As the Clemson University professor Thomas Hazlett told me, “This is just the transitional part. You have various experiments, you do trial in the market, and various deployments take place that lay a pathway to something that will be truly distinguishable from the old systems.”
It sounds like Professor Hazlett is saying that telecom companies are allowed to perform various experiments on the American people – regardless of the risks. Unfortunately, experiments on the American people aren’t new and the apologies always seem to be too little, too late.
In the meantime, the carriers jockeyed for position. A lawsuit brought by Sprint and T-Mobile, which was settled on Monday, claimed that A.T. & T.’s 5GE service, where “E” stands for “evolution,” was just 4G by another name.
Just part of the experiment…
Spalding describes more greed-driven behavior by the Telecom Industry and Federal Communications Commission (FCC) chairman Ajit Pai, which seems to have led to Spalding being canned from his job. The “Race for 5G” then continued without his interference.
Huawei, a Chinese manufacturer, is currently the global leader in 5G technology and has been accused by many sources of being a conduit to Chinese intelligence.

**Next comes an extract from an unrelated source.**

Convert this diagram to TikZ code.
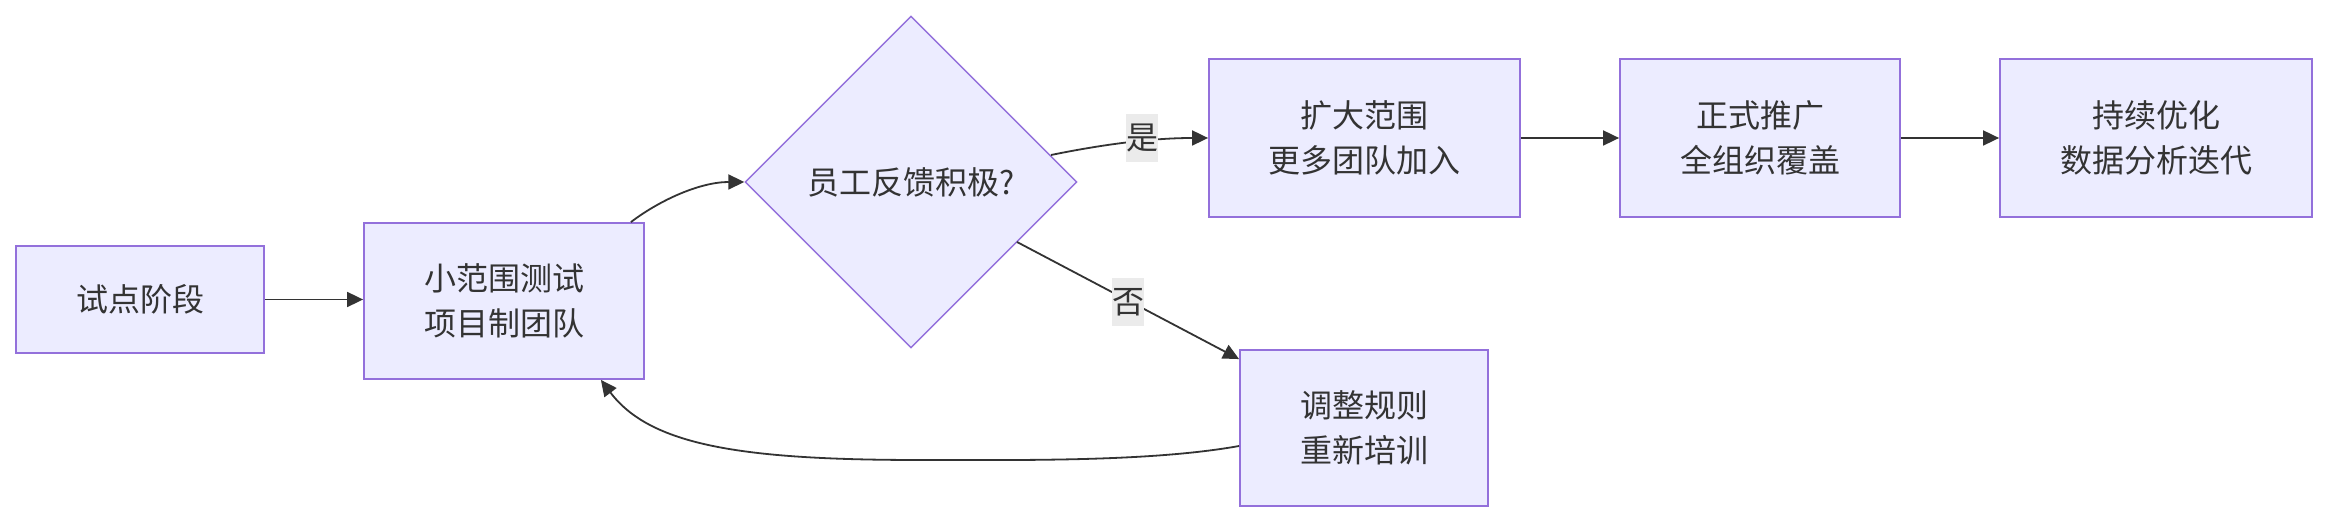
\documentclass[tikz,border=0pt]{standalone}
\usepackage{fontspec}
\setmainfont{Noto Sans CJK SC}
\usetikzlibrary{shapes.geometric,arrows.meta}
\definecolor{nodefill}{HTML}{ECECFF}
\definecolor{nodeline}{HTML}{9370DB}
\definecolor{txt}{HTML}{333333}
\definecolor{lblbg}{HTML}{EBEBEB}
\begin{document}
\begin{tikzpicture}[x=0.5pt,y=-0.5pt,
  lblfont/.style={font=\fontsize{16pt}{22.5pt}\selectfont},
  box/.style={rectangle,draw=nodeline,fill=nodefill,line width=0.9pt,text=txt,align=center,lblfont,inner sep=0pt},
  decision/.style={diamond,draw=nodeline,fill=nodefill,line width=0.7pt,text=txt,lblfont,inner sep=0pt,minimum width=166pt,minimum height=166pt},
  link/.style={draw=txt,line width=0.9pt,-{Triangle[length=8pt,width=7.5pt]}},
  lbl/.style={fill=lblbg,text=txt,lblfont,inner sep=0pt,minimum width=16pt,minimum height=24pt}]
\useasboundingbox (0,0) rectangle (2328,522);

\node[box,minimum width=124pt,minimum height=53.5pt] (A) at (140,299.5) {试点阶段};
\node[box,minimum width=140pt,minimum height=78pt] (B) at (504,301) {小范围测试\\项目制团队};
\node[decision] (Q) at (911,182) {员工反馈积极?};
\node[box,minimum width=155.5pt,minimum height=79pt] (C) at (1364.5,138) {扩大范围\\更多团队加入};
\node[box,minimum width=140pt,minimum height=79pt] (D) at (1760,138) {正式推广\\全组织覆盖};
\node[box,minimum width=156pt,minimum height=79pt] (E) at (2156,138) {持续优化\\数据分析迭代};
\node[box,minimum width=124pt,minimum height=78pt] (F) at (1364,428) {调整规则\\重新培训};

\coordinate (qyes) at (1051,155);
\coordinate (qno) at (1017,242);

\draw[link] (A.east) -- (A.east -| B.west);
\draw[link] ([xshift=-7pt]B.north east) .. controls (660,200) and (700,182) .. (Q.west);
\draw[link] (qyes) .. controls (1100,145) and (1150,138) .. (C.west);
\draw[link] (qno) -- ([yshift=-5pt]F.north west);
\draw[link] (C.east) -- (D.west);
\draw[link] (D.east) -- (E.west);
\draw[link] ([yshift=-9pt]F.west) .. controls (1150,462) and (1020,460) .. (920,460)
  .. controls (740,460) and (650,445) .. ([xshift=-22pt]B.south east);

\node[lbl] (ly) at (1142,138) {是};
\node[lbl] (ln) at (1128,302) {否};
\end{tikzpicture}
\end{document}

In an op-ed in the Washington Post, the Republican senators Tom Cotton, of Arkansas, and John Cornyn, of Texas, characterized the company, which is funded with subsidies from the Chinese government, as a Trojan horse that could “give China effective control of the digital commanding heights.”
The Times of London reported that the C.I.A. has evidence that Huawei has taken money from the P.L.A., as well as from branches of the Chinese intelligence service. Australia, Japan, and New Zealand have joined with the United States in banning Huawei hardware from their networks. So far, though, the Trump Administration’s campaign to shut out Huawei is finding limited traction.
Freaking out yet?
Huawei equipment is cheaper than its Western rivals and, in the estimation of researchers at the Defensive Innovation Board (DIB), which advises the Secretary of Defense on new technologies, in many cases, it is superior.
I feel sick. Regardless, banning Huawei won’t secure the networks anyway.
Even in the absence of Huawei equipment, systems still may rely on software developed in China, and software can be reprogrammed remotely by malicious actors. And every device connected to the fifth-generation Internet will likely remain susceptible to hacking.